FILE PHOTO: Airplanes of German carrier Lufthansa are parked at the Berlin Schoenefeld airport, amid the spread of the coronavirus disease (COVID-19) in Schoenefeld, Germany, May 26, 2020. REUTERS/Fabrizio Bensch/File Photo
The approval marks the latest step in the complex state rescue of Lufthansa, which has been badly hit by the coronavirus pandemic’s impact on the travel sector.
Under the plans, the German government will take a 20% stake in the airline, which could rise to 25% plus one share in the event of a takeover attempt, as well as two seats on its supervisory board.
Lufthansa will also be obliged to transfer to rivals up to 24 take-off and landing slots at Frankfurt and Munich airports.
“We recommend that our shareholders follow this path, even if it requires them to make substantial contributions to stabilising their company,” supervisory board Chairman Karl-Ludwig Kley said in a statement.
“It must be clearly stated, however, that Lufthansa is facing a very difficult road ahead.”
The bailout still needs to be approved by regulators and Lufthansa investors, who are due to meet virtually at an extraordinary general meeting on June 25, Lufthansa said, adding that the rescue funds would have to be repaid as soon as possible.

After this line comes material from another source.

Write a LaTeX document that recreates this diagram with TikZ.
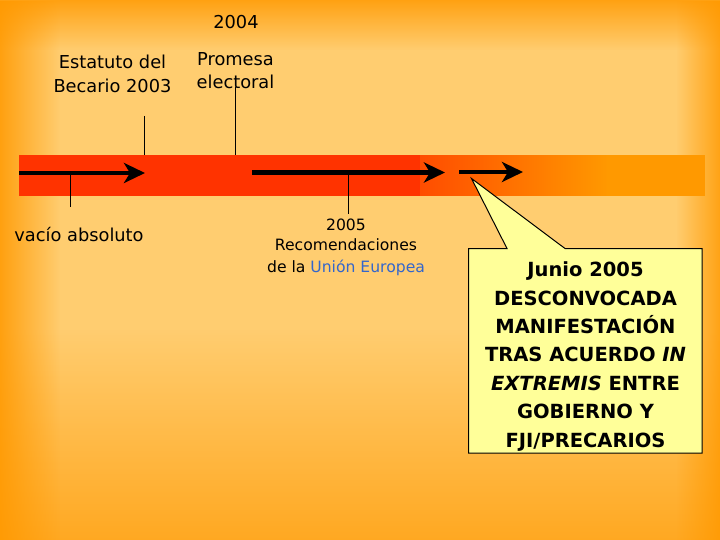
\documentclass[tikz,border=0pt]{standalone}
\usepackage{fontspec}
\setmainfont{DejaVu Sans}
\usetikzlibrary{arrows.meta,fadings}
\definecolor{bglight}{HTML}{FFCD70}
\definecolor{bgedge}{HTML}{FF9900}
\definecolor{barred}{HTML}{FF3300}
\definecolor{barorange}{HTML}{FF9900}
\definecolor{calloutfill}{HTML}{FFFF99}
\definecolor{eublue}{HTML}{3366CC}
\tikzfading[name=fadeleftedge, left color=transparent!0, right color=transparent!100]
\tikzfading[name=faderightedge, left color=transparent!100, right color=transparent!0]
\tikzfading[name=fadetopedge, top color=transparent!0, bottom color=transparent!100]
\tikzfading[name=fadebottomedge, top color=transparent!100, bottom color=transparent!0]
\tikzset{
  lbl/.style={inner sep=0pt, align=center, anchor=base, font=\fontsize{17.8}{23.7}\selectfont},
  smalllbl/.style={inner sep=0pt, align=center, anchor=base, font=\fontsize{15.6}{21}\selectfont},
  calltext/.style={inner sep=0pt, align=center, anchor=base, font=\bfseries\fontsize{19.5}{28.4}\selectfont},
  tick/.style={draw=black, line width=1.3pt},
  tlarrow/.style={draw=black, line width=4.2pt, -{Stealth[length=21pt,width=20pt,inset=6pt]}},
  callout/.style={fill=calloutfill, draw=black, line width=1pt, line join=miter}
}
\begin{document}
\begin{tikzpicture}[x=1pt,y=-1pt]
\useasboundingbox (0,0) rectangle (720,540);
% background
\fill[bglight] (0,0) rectangle (720,540);
\fill[bgedge, opacity=0.9, path fading=fadebottomedge] (0,330) rectangle (720,600);
\fill[bgedge, path fading=fadetopedge] (0,-10) rectangle (720,50);
\fill[bgedge, path fading=fadeleftedge] (-10,0) rectangle (60,540);
\fill[bgedge, path fading=faderightedge] (676,0) rectangle (730,540);
% timeline bar
\fill[barorange] (19,155) rectangle (705,196);
\fill[barred] (19,155) rectangle (420,196);
\fill[barred, path fading=fadeleftedge] (357,155) rectangle (607,196);
% coordinates
\coordinate (a1s) at (19,173);
\coordinate (a1e) at (145,173);
\coordinate (a2s) at (252,172.5);
\coordinate (a2e) at (445,172.5);
\coordinate (a3s) at (459,172);
\coordinate (a3e) at (523,172);
\coordinate (t1top) at (144.5,116);
\coordinate (t1bot) at (144.5,155);
\coordinate (t2top) at (235.5,87);
\coordinate (t2bot) at (235.5,155);
\coordinate (t3top) at (70.5,173);
\coordinate (t3bot) at (70.5,207);
\coordinate (t4top) at (348.5,173);
\coordinate (t4bot) at (348.5,214);
% labels
\node[lbl] (y2004) at (236,29) {2004};
\node[lbl] (estatuto) at (112.5,92.7) {Estatuto del\\Becario 2003};
\node[lbl] (promesa) at (235.5,89) {Promesa\\electoral};
\node[lbl] (vacio) at (79,241.5) {vacío absoluto};
\node[smalllbl] (recom) at (346,272) {2005\\Recomendaciones\\de la \textcolor{eublue}{Unión Europea}};
% ticks
\draw[tick] (t1top) -- (t1bot);
\draw[tick] (t2top) -- (t2bot);
\draw[tick] (t3top) -- (t3bot);
\draw[tick] (t4top) -- (t4bot);
% arrows
\draw[tlarrow] (a1s) -- (a1e);
\draw[tlarrow] (a2s) -- (a2e);
\draw[tlarrow] (a3s) -- (a3e);
% callout
\coordinate (ctip) at (471.5,178.5);
\draw[callout] (468.5,248.5) -- (507,248.5) -- (ctip) -- (565,248.5) -- (702,248.5) -- (702,453) -- (468.5,453) -- cycle;
\node[calltext] (junio) at (585.5,447) {Junio 2005\\DESCONVOCADA\\MANIFESTACIÓN\\TRAS ACUERDO \textit{IN}\\\textit{EXTREMIS} ENTRE\\GOBIERNO Y\\FJI/PRECARIOS};
\end{tikzpicture}
\end{document}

Lufthansa, which said it would publish first-quarter results on June 3, said it is obvious that international air traffic will not bounce back to pre-crisis levels in the foreseeable future.
“The expected slow market recovery in global air traffic makes an adjustment of our capacities unavoidable,” said Chief Executive Carsten Spohr.
“Among other things, we want to discuss with our collective bargaining and social partners how the impact of this development can be softened in the most socially acceptable way possible.”
Lufthansa’s executive board will discuss the necessary measures with the Verdi, Vereinigung Cockpit and UFO unions, it said without elaborating.
Spohr told employees in late April that the carrier expects to operate 100 fewer aircraft with 10,000 fewer staff after the coronavirus crisis ends. The group has roughly 140,000 employees and 760 planes.